Opinion: Watching the Eclipse


Commentary by Ward Degler

At first, the light got eerie. There’s no other word to describe what happened during the April 8 eclipse of the sun.

My wife and I took a couple chairs into the front yard along with our plastic eclipse glasses and sat down to watch the moon blot out the sun. The moon advanced upward from the bottom of the sun, creating a scimitar shape that grew larger as it progressed over the sun’s surface.

The light grew paler and paler with each passing minute. Then, suddenly, almost unexpectedly, the moon blotted out the entire surface of the sun. That’s when things got weird. It was suddenly night, and the corona around the sun or, actually the moon, was startling. It literally took our breath away.

I remembered seeing a total eclipse in the summer of 1944 when day turned into night for a few minutes. It was eerie then, too. I remember watching the eclipse progress through a pinhole in a small cereal box. My uncle, whom we were living with at the time, showed me how to make the hole and how to watch the eclipse through it.

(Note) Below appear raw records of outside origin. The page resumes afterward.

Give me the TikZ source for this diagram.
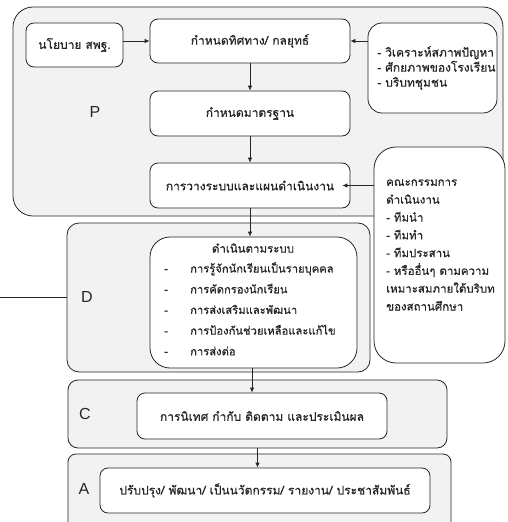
\documentclass[tikz,border=0pt]{standalone}
\usepackage{fontspec}
\setmainfont[Script=Thai,FakeBold=0.6]{Loma}
\newfontfamily\latinsans{Liberation Sans}
\usetikzlibrary{arrows.meta}
\definecolor{panel}{HTML}{F2F2F2}
\definecolor{ink}{HTML}{262626}
\begin{document}
\begin{tikzpicture}[x=1pt,y=-1pt,
  every node/.style={inner sep=0pt, text=ink},
  thaitext/.style={font=\fontsize{12}{15}\selectfont},
  outerbox/.style={draw=ink, line width=0.8pt, fill=panel},
  inbox/.style={draw=ink, line width=0.8pt, fill=white, rounded corners=8pt, thaitext},
  phase/.style={font=\latinsans\fontsize{16}{18}\selectfont},
  arr/.style={draw=ink, line width=0.8pt, -{Latex[length=5pt,width=4.5pt]}},
  plain/.style={draw=ink, line width=0.8pt}]
\useasboundingbox (0,0) rectangle (507,522);
\clip (0,0) rectangle (507,522);

% outer phase panels
\node[outerbox, rounded corners=20pt, minimum width=490pt, minimum height=209pt] (Pbox) at (258,111.5) {};
\node[outerbox, rounded corners=12pt, minimum width=303pt, minimum height=149pt] (Dbox) at (218.5,297.5) {};
\node[outerbox, rounded corners=10pt, minimum width=379pt, minimum height=68pt] (Cbox) at (257.5,414) {};
\node[outerbox, rounded corners=8pt, minimum width=383pt, minimum height=86pt] (Abox) at (259.5,497) {};

% phase labels
\node[phase] (Plab) at (95,112) {P};
\node[phase] (Dlab) at (87,297) {D};
\node[phase] (Clab) at (85,414) {C};
\node[phase] (Alab) at (84,489) {A};

% P nodes
\node[inbox, minimum width=97pt, minimum height=44pt] (nayo) at (74.5,45) {นโยบาย สพฐ.};
\node[inbox, minimum width=200pt, minimum height=44pt] (tid) at (250,41) {กำหนดทิศทาง/ กลยุทธ์};
\node[inbox, minimum width=200pt, minimum height=45pt] (std) at (250,113.5) {กำหนดมาตรฐาน};
\node[inbox, minimum width=200pt, minimum height=45pt] (plan) at (250,185.5) {การวางระบบและแผนดำเนินงาน};
\node[inbox, rounded corners=14pt, minimum width=129pt, minimum height=90pt] (ctx) at (432.5,68) {};
\node[thaitext, align=left, anchor=west] (ctxtext) at (377,68) {- วิเคราะห์สภาพปัญหา\\- ศักยภาพของโรงเรียน\\- บริบทชุมชน};

% committee
\node[inbox, rounded corners=22pt, minimum width=131pt, minimum height=216pt] (com) at (439.5,255) {};
\node[align=left, anchor=west, font=\fontsize{11.5}{17.8}\selectfont] (comtext) at (386,245) {คณะกรรมการ\\ดำเนินงาน\\- ทีมนำ\\- ทีมทำ\\- ทีมประสาน\\- หรืออื่นๆ ตามความ\\เหมาะสมภายใต้บริบท\\ของสถานศึกษา};

% D inner
\node[inbox, rounded corners=20pt, minimum width=207pt, minimum height=131pt] (Dinner) at (253.5,302.5) {};
\node[font=\fontsize{11.5}{15}\selectfont] (Dtitle) at (253,248) {ดำเนินตามระบบ};
\node[align=left, anchor=north west, font=\fontsize{11.2}{20.7}\selectfont] (Ditems) at (164,262) {%
\makebox[26pt][l]{-}การรู้จักนักเรียนเป็นรายบุคคล\\
\makebox[26pt][l]{-}การคัดกรองนักเรียน\\
\makebox[26pt][l]{-}การส่งเสริมและพัฒนา\\
\makebox[26pt][l]{-}การป้องกันช่วยเหลือและแก้ไข\\
\makebox[26pt][l]{-}การส่งต่อ};

% C and A inner
\node[inbox, minimum width=250pt, minimum height=46pt] (Cinner) at (262,416) {การนิเทศ กำกับ ติดตาม และประเมินผล};
\node[inbox, minimum width=330pt, minimum height=45pt] (Ainner) at (265,490.5) {ปรับปรุง/ พัฒนา/ เป็นนวัตกรรม/ รายงาน/ ประชาสัมพันธ์};

% connectors
\draw[arr] (nayo.east |- tid.west) -- (tid.west);
\draw[arr] (ctx.west |- tid.east) -- (tid.east);
\draw[arr] (tid.south) -- (std.north);
\draw[arr] (std.south) -- (plan.north);
\draw[arr] (com.west |- plan.east) -- ([xshift=-8pt]plan.east);
\draw[arr] (plan.south) -- (plan.south |- Dinner.north);
\draw[arr] ([xshift=-1.5pt]Dinner.south) -- ([xshift=-1.5pt]Dinner.south |- Cinner.north);
\draw[arr] (Cbox.south) -- (Cbox.south |- Ainner.north);
\coordinate (dstub) at (0,297.5);
\draw[plain] (dstub) -- (Dbox.west);
\end{tikzpicture}
\end{document}
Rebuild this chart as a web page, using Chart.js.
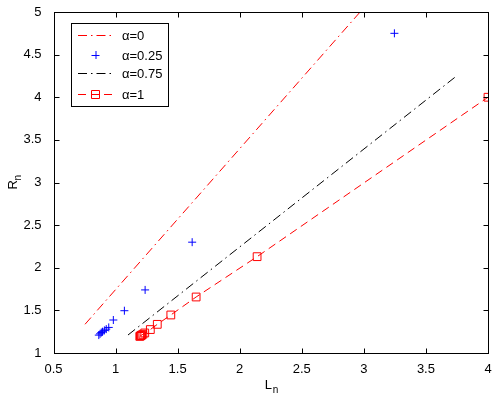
<!DOCTYPE html>
<html lang="en">
<head>
<meta charset="UTF-8">
<title>R_n vs L_n</title>
<script src="https://cdn.jsdelivr.net/npm/chart.js"></script>
<style>
    body { margin: 0; background: #fff; }
    .wrap { width: 501px; height: 399px; }
</style>
</head>
<body>
<div class="wrap"><canvas id="c"></canvas></div>
<script>
// --- data ---
const xTicks = [0.5, 1, 1.5, 2, 2.5, 3, 3.5, 4];
const yTicks = [1, 1.5, 2, 2.5, 3, 3.5, 4, 4.5, 5];

// alpha = 0 (fitted line)
const a0L = [0.754, 2.97];
const a0R = [1.337, 5.0];

// alpha = 0.25 (points)
const a25L = [0.865, 0.875, 0.885, 0.895, 0.91, 0.925, 0.945, 0.982, 1.071, 1.238, 1.617, 3.246];
const a25R = [1.21, 1.225, 1.24, 1.25, 1.265, 1.28, 1.30, 1.387, 1.496, 1.74, 2.30, 4.75];

// alpha = 0.75 (fitted line)
const a75L = [1.10, 3.756];
const a75R = [1.211, 4.26];

// alpha = 1 (points on line)
const a1L = [1.195, 1.20, 1.205, 1.21, 1.22, 1.235, 1.28, 1.336, 1.445, 1.649, 2.14, 4.0];
const a1R = [1.195, 1.20, 1.205, 1.21, 1.22, 1.235, 1.275, 1.336, 1.446, 1.657, 2.13, 4.0];

const legendNames = ['\u03b1=0', '\u03b1=0.25', '\u03b1=0.75', '\u03b1=1'];

const pts = (xs, ys) => xs.map((x, i) => ({ x: x, y: ys[i] }));
const FONT = '"Liberation Sans", Arial, sans-serif';
const RED = 'rgb(255,0,0)', BLUE = 'rgb(0,0,255)';
const DASHDOT = [9, 4, 1.5, 4];
const DASH = [8, 5];

// box + inward ticks on all four sides
const framePlugin = {
    id: 'frame',
    afterDraw(chart) {
        const { ctx, chartArea: a, scales } = chart;
        ctx.save();
        ctx.strokeStyle = '#000';
        ctx.lineWidth = 1;
        ctx.setLineDash([]);
        const L = Math.round(a.left) + 0.5, R = Math.round(a.right) + 0.5;
        const T = Math.round(a.top) + 0.5, B = Math.round(a.bottom) + 0.5;
        ctx.strokeRect(L, T, R - L, B - T);
        ctx.beginPath();
        xTicks.forEach(v => {
            const px = Math.round(scales.x.getPixelForValue(v)) + 0.5;
            ctx.moveTo(px, B); ctx.lineTo(px, B - 5);
            ctx.moveTo(px, T); ctx.lineTo(px, T + 5);
        });
        yTicks.forEach(v => {
            const py = Math.round(scales.y.getPixelForValue(v)) + 0.5;
            ctx.moveTo(L, py); ctx.lineTo(L + 5, py);
            ctx.moveTo(R, py); ctx.lineTo(R - 5, py);
        });
        ctx.stroke();

        // axis titles with subscripts
        ctx.fillStyle = '#000';
        ctx.textBaseline = 'alphabetic';
        const cx = (a.left + a.right) / 2;
        ctx.font = '13px ' + FONT;
        ctx.fillText('L', cx - 6, 389);
        ctx.font = '10px ' + FONT;
        ctx.fillText('n', cx + 2, 393);
        ctx.translate(17, (a.top + a.bottom) / 2);
        ctx.rotate(-Math.PI / 2);
        ctx.font = '13px ' + FONT;
        ctx.fillText('R', -7, 0);
        ctx.font = '10px ' + FONT;
        ctx.fillText('n', 2, 4);
        ctx.restore();
    }
};

// MATLAB-like legend box inside the plot
const legendPlugin = {
    id: 'mlegend',
    afterDraw(chart) {
        const { ctx } = chart;
        const bx = 71.5, by = 23.5, bw = 97, bh = 83;
        ctx.save();
        ctx.fillStyle = '#fff';
        ctx.fillRect(bx, by, bw, bh);
        ctx.strokeStyle = '#000';
        ctx.lineWidth = 1;
        ctx.strokeRect(bx, by, bw, bh);
        const rows = [35, 55, 73, 94];
        const x1 = 78, x2 = 113, xm = 95.5;
        chart.data.datasets.forEach((ds, i) => {
            const y = rows[i] + 0.5;
            ctx.setLineDash([]);
            if (ds.showLine) {
                ctx.strokeStyle = ds.borderColor;
                ctx.setLineDash(ds.borderDash || []);
                ctx.beginPath();
                ctx.moveTo(x1, y); ctx.lineTo(x2, y);
                ctx.stroke();
                ctx.setLineDash([]);
            }
            if (ds.pointRadius > 0) {
                ctx.strokeStyle = ds.pointBorderColor;
                ctx.beginPath();
                if (ds.pointStyle === 'cross') {
                    ctx.moveTo(xm - 4, y); ctx.lineTo(xm + 4, y);
                    ctx.moveTo(xm + 0.5, y - 4.5); ctx.lineTo(xm + 0.5, y + 3.5);
                } else {
                    ctx.fillStyle = '#fff';
                    ctx.fillRect(xm - 4, y - 4, 8, 8);
                    ctx.rect(xm - 4, y - 4, 8, 8);
                    ctx.moveTo(xm - 4, y); ctx.lineTo(xm + 4, y);
                }
                ctx.stroke();
            }
            ctx.fillStyle = '#000';
            ctx.font = '13px ' + FONT;
            ctx.textBaseline = 'middle';
            ctx.fillText(legendNames[i], 122, y + 1);
        });
        ctx.restore();
    }
};

const tickText = v => String(Math.round(v * 10) / 10);

new Chart(document.getElementById('c'), {
    type: 'scatter',
    data: {
        datasets: [
            {
                label: legendNames[0], data: pts(a0L, a0R), showLine: true,
                borderColor: RED, borderWidth: 1, borderDash: DASHDOT, pointRadius: 0
            },
            {
                label: legendNames[1], data: pts(a25L, a25R), showLine: false,
                pointStyle: 'cross', pointRadius: 4, pointBorderColor: BLUE,
                pointBorderWidth: 1, borderColor: BLUE
            },
            {
                label: legendNames[2], data: pts(a75L, a75R), showLine: true,
                borderColor: '#000', borderWidth: 1, borderDash: DASHDOT, pointRadius: 0
            },
            {
                label: legendNames[3], data: pts(a1L, a1R), showLine: true,
                borderColor: RED, borderWidth: 1, borderDash: DASH,
                pointStyle: 'rect', pointRadius: 5.5, pointBorderColor: RED,
                pointBackgroundColor: 'rgba(0,0,0,0)', pointBorderWidth: 1
            }
        ]
    },
    options: {
        responsive: true,
        maintainAspectRatio: false,
        animation: false,
        layout: { padding: { top: 12, right: 13, left: 0, bottom: 0 } },
        scales: {
            x: {
                type: 'linear', min: 0.5, max: 4,
                afterBuildTicks: s => { s.ticks = xTicks.map(v => ({ value: v })); },
                afterFit: s => { s.height = 46; },
                grid: { display: false },
                border: { display: false },
                ticks: { color: '#000', padding: 1, font: { family: FONT, size: 13 }, maxRotation: 0, callback: tickText }
            },
            y: {
                type: 'linear', min: 1, max: 5,
                afterBuildTicks: s => { s.ticks = yTicks.map(v => ({ value: v })); },
                afterFit: s => { s.width = 53.5; },
                grid: { display: false },
                border: { display: false },
                ticks: { color: '#000', padding: 4, font: { family: FONT, size: 13 }, callback: tickText }
            }
        },
        plugins: {
            legend: { display: false },
            tooltip: { enabled: false }
        }
    },
    plugins: [framePlugin, legendPlugin]
});
</script>
</body>
</html>
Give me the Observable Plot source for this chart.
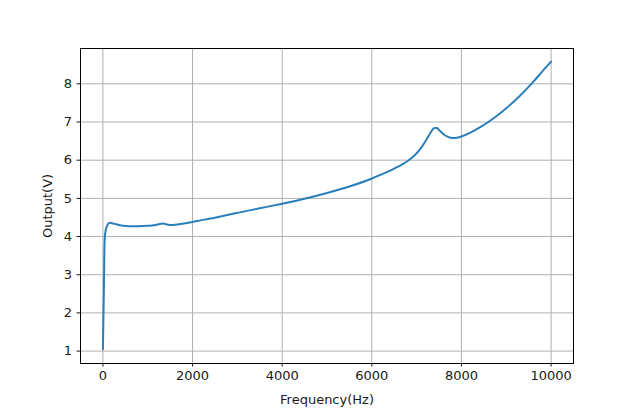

There have been eclipses since then, of course, but they only blotted out part of the sun. There have also been eclipses of the moon but they happen at night when it’s already dark — so, not as much excitement there.

The most memorable total eclipse of the sun happened the day Christ was crucified. There are several accounts of that event in Scripture, and it has been depicted in several films about the life, death and resurrection of Jesus. I am grateful for the eclipse as a reminder of that astounding event.

I believe the next total eclipse is some 20 years away. May we be as startled then as we were April 8.